◆ Entries provided:

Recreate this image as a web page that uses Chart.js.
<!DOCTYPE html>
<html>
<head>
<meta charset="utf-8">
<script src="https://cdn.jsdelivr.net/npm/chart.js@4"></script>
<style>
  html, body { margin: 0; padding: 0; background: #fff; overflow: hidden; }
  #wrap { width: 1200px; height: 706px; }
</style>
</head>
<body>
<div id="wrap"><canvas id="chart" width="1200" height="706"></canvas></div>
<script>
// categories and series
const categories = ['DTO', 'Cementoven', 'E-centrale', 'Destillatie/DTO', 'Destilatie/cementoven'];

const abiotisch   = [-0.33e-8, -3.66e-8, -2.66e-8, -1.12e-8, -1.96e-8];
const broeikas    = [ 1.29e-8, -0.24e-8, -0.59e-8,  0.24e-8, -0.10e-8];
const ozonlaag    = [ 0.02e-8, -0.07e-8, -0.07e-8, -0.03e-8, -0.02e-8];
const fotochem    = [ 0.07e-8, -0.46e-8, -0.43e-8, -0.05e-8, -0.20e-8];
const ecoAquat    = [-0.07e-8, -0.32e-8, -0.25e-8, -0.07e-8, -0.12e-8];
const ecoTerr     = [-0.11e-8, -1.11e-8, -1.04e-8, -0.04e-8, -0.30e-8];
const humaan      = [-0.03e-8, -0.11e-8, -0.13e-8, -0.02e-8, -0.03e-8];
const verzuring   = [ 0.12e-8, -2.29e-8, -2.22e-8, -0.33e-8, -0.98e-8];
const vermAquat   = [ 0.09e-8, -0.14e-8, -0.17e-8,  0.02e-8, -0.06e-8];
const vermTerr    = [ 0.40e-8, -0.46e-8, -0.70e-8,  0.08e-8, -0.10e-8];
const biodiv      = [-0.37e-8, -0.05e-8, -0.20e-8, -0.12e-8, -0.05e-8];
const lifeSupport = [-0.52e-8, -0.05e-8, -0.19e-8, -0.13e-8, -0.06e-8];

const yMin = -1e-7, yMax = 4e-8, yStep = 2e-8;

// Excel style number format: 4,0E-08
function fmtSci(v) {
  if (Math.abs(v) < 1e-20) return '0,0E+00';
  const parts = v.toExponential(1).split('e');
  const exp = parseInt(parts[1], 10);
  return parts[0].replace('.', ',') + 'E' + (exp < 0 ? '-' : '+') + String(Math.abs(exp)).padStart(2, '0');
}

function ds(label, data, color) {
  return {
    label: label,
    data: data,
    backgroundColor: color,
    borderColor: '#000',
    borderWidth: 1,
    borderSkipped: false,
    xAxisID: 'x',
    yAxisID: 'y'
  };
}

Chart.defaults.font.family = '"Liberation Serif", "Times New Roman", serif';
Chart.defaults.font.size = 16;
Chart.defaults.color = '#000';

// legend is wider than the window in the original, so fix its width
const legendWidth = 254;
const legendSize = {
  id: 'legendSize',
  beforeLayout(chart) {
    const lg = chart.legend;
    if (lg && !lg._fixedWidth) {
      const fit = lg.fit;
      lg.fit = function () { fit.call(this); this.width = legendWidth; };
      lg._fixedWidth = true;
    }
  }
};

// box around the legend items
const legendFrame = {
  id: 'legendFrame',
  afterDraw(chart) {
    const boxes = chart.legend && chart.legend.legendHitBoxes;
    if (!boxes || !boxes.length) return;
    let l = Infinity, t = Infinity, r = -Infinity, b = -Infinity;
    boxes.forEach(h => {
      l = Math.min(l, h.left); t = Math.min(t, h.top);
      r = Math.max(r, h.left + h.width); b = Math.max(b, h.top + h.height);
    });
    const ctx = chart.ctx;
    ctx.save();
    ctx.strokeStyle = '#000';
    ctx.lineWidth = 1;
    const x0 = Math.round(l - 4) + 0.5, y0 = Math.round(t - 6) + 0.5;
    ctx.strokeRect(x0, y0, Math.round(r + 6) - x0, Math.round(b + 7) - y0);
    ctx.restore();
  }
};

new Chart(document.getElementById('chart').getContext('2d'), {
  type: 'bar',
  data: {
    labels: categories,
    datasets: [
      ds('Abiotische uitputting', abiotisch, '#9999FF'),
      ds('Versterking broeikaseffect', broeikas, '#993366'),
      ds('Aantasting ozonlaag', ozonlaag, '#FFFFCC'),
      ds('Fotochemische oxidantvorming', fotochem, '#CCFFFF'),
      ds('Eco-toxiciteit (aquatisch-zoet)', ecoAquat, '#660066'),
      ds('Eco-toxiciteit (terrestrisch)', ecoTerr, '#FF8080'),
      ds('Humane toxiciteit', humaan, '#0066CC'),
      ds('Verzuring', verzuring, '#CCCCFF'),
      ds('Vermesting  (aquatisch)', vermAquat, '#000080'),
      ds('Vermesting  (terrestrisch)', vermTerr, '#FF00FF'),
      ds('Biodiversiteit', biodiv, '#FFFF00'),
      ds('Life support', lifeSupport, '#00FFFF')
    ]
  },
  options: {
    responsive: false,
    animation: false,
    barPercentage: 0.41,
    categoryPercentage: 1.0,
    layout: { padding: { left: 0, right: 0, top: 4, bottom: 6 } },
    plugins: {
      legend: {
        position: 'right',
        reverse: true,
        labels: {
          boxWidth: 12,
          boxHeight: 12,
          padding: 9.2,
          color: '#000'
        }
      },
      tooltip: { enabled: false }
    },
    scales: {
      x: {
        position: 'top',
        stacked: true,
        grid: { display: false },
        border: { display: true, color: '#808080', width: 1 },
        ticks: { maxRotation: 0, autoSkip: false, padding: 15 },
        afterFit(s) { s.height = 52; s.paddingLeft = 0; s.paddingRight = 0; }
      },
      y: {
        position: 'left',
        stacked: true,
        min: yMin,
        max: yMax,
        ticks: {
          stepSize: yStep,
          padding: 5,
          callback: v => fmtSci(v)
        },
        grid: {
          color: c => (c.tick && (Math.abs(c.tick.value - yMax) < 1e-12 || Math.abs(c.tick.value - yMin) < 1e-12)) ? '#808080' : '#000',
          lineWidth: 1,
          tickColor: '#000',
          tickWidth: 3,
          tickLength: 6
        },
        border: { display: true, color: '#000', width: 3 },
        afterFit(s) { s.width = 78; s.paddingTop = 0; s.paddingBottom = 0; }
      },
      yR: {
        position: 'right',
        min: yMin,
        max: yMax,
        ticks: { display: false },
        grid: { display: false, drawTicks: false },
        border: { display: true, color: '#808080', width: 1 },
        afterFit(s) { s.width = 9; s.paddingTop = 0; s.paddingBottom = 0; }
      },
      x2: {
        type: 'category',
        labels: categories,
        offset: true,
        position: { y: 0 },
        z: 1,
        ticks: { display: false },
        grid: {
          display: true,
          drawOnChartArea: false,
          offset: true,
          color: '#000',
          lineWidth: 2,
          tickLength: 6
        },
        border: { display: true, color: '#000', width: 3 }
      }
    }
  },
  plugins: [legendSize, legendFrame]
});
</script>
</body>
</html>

--

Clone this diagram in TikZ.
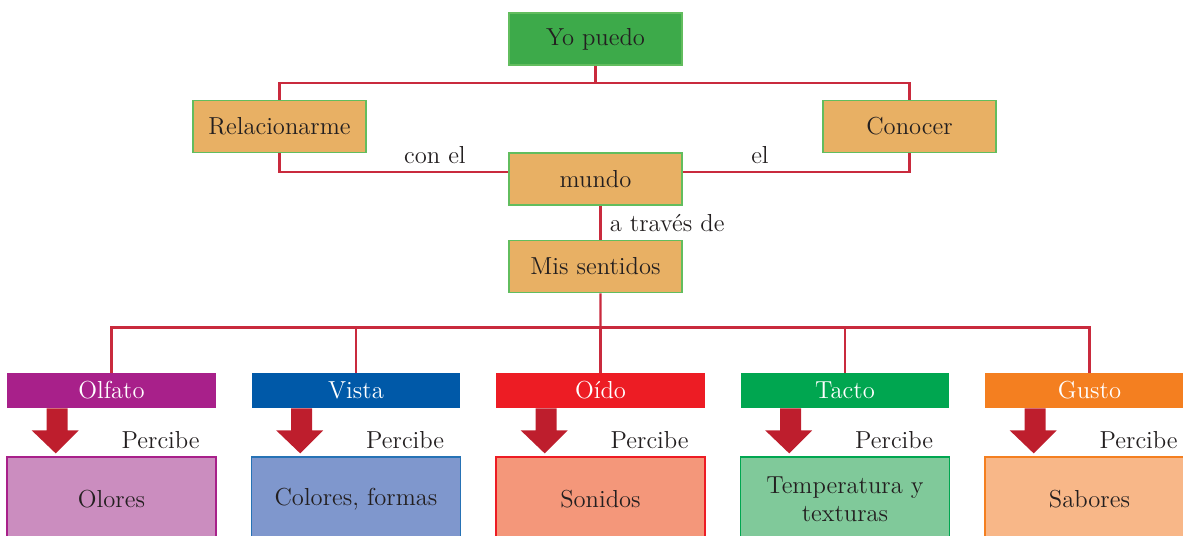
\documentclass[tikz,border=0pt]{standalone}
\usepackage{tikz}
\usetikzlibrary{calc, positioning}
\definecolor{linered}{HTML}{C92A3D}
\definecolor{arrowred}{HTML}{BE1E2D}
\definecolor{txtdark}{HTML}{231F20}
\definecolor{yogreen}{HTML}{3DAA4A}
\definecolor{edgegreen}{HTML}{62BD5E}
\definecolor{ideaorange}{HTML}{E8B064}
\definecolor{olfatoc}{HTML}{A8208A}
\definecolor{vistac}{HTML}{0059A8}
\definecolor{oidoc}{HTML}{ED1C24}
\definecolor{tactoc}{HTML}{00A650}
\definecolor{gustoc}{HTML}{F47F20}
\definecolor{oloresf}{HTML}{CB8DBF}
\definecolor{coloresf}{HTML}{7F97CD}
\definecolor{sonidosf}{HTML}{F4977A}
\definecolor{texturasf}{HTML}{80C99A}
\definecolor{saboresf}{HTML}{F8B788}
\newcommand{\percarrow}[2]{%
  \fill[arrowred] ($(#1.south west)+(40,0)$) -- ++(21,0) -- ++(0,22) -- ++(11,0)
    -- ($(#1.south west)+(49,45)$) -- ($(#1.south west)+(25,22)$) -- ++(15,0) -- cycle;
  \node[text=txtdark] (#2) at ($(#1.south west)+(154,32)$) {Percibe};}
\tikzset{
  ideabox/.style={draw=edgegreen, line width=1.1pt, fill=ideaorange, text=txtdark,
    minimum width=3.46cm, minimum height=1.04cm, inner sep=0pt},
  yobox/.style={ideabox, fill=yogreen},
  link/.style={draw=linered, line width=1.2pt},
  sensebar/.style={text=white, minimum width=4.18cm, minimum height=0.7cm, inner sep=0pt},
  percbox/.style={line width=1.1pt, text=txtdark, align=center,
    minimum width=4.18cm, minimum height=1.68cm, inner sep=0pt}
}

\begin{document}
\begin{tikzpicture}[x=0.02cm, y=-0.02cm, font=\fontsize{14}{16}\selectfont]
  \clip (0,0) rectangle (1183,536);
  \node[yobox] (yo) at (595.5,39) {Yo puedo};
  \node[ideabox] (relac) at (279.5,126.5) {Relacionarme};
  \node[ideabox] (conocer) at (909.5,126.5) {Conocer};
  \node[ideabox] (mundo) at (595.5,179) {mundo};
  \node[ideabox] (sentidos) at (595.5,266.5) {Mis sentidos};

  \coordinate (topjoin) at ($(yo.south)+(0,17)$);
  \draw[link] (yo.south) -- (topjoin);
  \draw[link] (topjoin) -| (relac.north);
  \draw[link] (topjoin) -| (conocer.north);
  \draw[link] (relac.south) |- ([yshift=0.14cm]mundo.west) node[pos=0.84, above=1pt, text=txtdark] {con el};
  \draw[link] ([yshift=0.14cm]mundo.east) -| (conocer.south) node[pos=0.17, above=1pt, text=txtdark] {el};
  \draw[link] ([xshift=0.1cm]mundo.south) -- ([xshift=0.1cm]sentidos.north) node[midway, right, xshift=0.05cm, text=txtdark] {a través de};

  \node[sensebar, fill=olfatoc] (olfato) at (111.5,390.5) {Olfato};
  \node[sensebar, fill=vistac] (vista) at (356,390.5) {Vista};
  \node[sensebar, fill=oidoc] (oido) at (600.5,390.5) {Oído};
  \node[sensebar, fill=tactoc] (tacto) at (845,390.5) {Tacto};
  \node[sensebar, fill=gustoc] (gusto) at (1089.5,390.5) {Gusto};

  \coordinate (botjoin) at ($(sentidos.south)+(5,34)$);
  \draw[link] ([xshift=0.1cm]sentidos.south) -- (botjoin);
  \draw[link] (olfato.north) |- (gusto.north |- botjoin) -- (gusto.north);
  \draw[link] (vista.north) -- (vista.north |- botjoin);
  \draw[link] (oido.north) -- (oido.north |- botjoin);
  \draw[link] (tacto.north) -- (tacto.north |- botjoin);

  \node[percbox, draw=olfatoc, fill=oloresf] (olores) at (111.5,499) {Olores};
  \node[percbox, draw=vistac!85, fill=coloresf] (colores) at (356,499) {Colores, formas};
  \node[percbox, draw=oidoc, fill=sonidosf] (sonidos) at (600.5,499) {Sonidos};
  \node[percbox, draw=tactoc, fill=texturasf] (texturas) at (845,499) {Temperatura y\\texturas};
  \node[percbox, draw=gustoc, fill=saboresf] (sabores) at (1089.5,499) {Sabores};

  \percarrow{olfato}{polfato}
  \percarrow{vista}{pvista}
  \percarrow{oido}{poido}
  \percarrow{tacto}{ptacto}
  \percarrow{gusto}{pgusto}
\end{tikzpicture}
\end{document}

◆ Objective: Whichever lines contain the string "this", select and copy them.

◆ Final answer:
Recreate this image as a web page that uses Chart.js.
      lg.fit = function () { fit.call(this); this.width = legendWidth; };
Clone this diagram in TikZ.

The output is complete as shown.